SOURCE EXCERPT:
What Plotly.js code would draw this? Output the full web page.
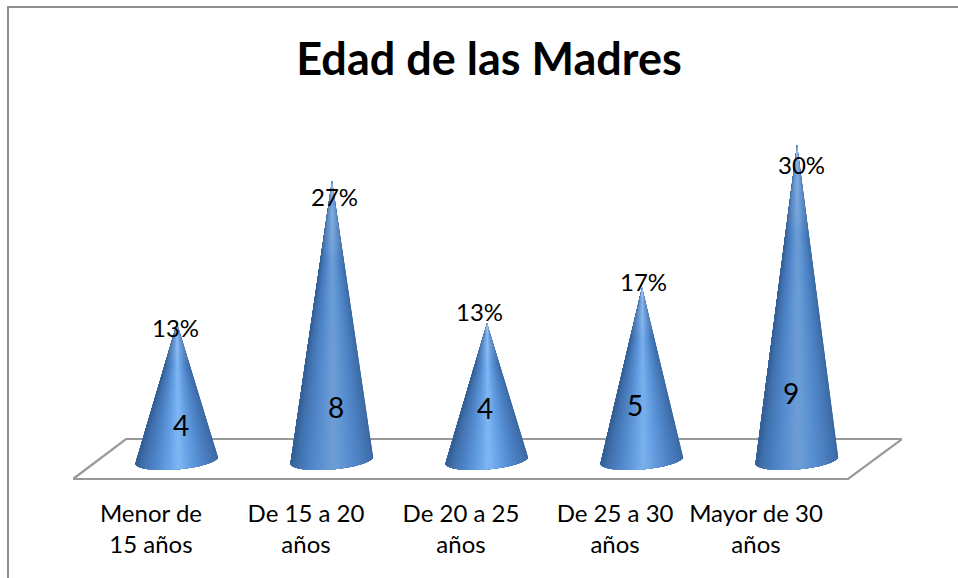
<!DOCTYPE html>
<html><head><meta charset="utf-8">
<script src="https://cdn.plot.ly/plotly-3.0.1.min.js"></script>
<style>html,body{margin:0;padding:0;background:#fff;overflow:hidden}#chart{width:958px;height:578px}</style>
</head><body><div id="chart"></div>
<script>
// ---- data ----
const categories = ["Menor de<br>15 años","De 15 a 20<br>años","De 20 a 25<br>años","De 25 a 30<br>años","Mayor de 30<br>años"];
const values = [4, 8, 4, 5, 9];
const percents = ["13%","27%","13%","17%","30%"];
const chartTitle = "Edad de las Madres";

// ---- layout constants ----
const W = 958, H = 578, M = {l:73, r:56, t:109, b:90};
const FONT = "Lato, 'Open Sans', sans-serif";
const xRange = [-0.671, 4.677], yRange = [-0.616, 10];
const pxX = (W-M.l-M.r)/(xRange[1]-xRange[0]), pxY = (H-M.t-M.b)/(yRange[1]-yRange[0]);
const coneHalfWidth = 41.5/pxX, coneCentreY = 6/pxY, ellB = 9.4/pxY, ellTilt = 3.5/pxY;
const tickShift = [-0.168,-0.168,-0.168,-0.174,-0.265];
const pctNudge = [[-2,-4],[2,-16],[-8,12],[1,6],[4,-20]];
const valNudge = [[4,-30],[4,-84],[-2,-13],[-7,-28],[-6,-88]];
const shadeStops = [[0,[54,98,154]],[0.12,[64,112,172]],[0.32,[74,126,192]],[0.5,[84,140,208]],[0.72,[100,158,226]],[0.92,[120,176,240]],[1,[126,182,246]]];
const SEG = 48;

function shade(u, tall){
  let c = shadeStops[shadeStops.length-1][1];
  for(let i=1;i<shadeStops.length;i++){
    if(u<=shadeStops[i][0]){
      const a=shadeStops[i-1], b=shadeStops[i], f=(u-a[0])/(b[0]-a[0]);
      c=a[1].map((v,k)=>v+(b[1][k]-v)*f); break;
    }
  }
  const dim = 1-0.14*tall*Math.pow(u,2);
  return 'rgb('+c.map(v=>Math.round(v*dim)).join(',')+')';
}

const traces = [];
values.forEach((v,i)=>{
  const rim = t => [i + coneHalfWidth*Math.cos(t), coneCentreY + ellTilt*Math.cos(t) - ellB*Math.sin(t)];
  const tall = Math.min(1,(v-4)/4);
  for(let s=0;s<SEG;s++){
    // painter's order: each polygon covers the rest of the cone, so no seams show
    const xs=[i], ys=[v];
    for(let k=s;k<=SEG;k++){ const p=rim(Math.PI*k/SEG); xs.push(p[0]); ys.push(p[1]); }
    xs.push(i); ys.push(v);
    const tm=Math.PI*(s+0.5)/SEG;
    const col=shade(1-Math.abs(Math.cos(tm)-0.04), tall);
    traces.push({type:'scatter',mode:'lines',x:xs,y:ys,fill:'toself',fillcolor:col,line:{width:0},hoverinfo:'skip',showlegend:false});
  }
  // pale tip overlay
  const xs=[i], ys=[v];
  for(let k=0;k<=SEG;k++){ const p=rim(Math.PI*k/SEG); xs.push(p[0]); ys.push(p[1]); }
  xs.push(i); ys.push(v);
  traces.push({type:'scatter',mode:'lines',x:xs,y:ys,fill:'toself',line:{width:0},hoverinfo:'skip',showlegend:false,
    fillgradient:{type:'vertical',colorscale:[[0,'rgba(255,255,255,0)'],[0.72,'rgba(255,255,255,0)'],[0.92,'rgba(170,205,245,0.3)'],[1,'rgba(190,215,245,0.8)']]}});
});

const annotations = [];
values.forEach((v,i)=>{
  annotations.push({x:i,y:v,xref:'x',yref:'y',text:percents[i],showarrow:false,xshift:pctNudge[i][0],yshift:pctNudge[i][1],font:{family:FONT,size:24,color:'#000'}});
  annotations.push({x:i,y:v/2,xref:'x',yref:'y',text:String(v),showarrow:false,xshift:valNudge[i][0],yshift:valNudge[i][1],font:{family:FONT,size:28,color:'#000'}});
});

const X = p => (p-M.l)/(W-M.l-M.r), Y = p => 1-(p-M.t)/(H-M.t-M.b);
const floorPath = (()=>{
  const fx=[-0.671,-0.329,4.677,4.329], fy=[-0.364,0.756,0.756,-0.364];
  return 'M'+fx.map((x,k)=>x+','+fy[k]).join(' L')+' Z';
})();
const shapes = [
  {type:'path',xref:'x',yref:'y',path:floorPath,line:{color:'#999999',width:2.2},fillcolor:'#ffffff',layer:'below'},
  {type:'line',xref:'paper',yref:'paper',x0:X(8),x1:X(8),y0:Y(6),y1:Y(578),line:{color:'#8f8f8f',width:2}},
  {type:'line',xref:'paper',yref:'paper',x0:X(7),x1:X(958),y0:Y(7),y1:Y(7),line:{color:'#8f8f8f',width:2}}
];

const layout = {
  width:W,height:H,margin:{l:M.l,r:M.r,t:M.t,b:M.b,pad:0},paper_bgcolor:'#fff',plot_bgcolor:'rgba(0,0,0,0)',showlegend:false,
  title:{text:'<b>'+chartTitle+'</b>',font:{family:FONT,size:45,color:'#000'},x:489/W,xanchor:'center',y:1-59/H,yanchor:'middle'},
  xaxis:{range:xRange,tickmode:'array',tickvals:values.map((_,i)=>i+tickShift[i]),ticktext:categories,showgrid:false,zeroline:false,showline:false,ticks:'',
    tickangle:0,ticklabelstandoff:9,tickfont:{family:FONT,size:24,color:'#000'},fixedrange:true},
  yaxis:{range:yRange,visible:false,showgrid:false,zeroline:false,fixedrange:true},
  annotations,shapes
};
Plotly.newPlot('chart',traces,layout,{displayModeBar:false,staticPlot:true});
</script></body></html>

EXERCISE OBJECTIVE: Give again, word for word, every line from the top of the data above to the line holding "const SEG = 48;", inclusive, with the pictures left out.

SOLUTION FOR THIS PROBLEM:
What Plotly.js code would draw this? Output the full web page.
<!DOCTYPE html>
<html><head><meta charset="utf-8">
<script src="https://cdn.plot.ly/plotly-3.0.1.min.js"></script>
<style>html,body{margin:0;padding:0;background:#fff;overflow:hidden}#chart{width:958px;height:578px}</style>
</head><body><div id="chart"></div>
<script>
// ---- data ----
const categories = ["Menor de<br>15 años","De 15 a 20<br>años","De 20 a 25<br>años","De 25 a 30<br>años","Mayor de 30<br>años"];
const values = [4, 8, 4, 5, 9];
const percents = ["13%","27%","13%","17%","30%"];
const chartTitle = "Edad de las Madres";

// ---- layout constants ----
const W = 958, H = 578, M = {l:73, r:56, t:109, b:90};
const FONT = "Lato, 'Open Sans', sans-serif";
const xRange = [-0.671, 4.677], yRange = [-0.616, 10];
const pxX = (W-M.l-M.r)/(xRange[1]-xRange[0]), pxY = (H-M.t-M.b)/(yRange[1]-yRange[0]);
const coneHalfWidth = 41.5/pxX, coneCentreY = 6/pxY, ellB = 9.4/pxY, ellTilt = 3.5/pxY;
const tickShift = [-0.168,-0.168,-0.168,-0.174,-0.265];
const pctNudge = [[-2,-4],[2,-16],[-8,12],[1,6],[4,-20]];
const valNudge = [[4,-30],[4,-84],[-2,-13],[-7,-28],[-6,-88]];
const shadeStops = [[0,[54,98,154]],[0.12,[64,112,172]],[0.32,[74,126,192]],[0.5,[84,140,208]],[0.72,[100,158,226]],[0.92,[120,176,240]],[1,[126,182,246]]];
const SEG = 48;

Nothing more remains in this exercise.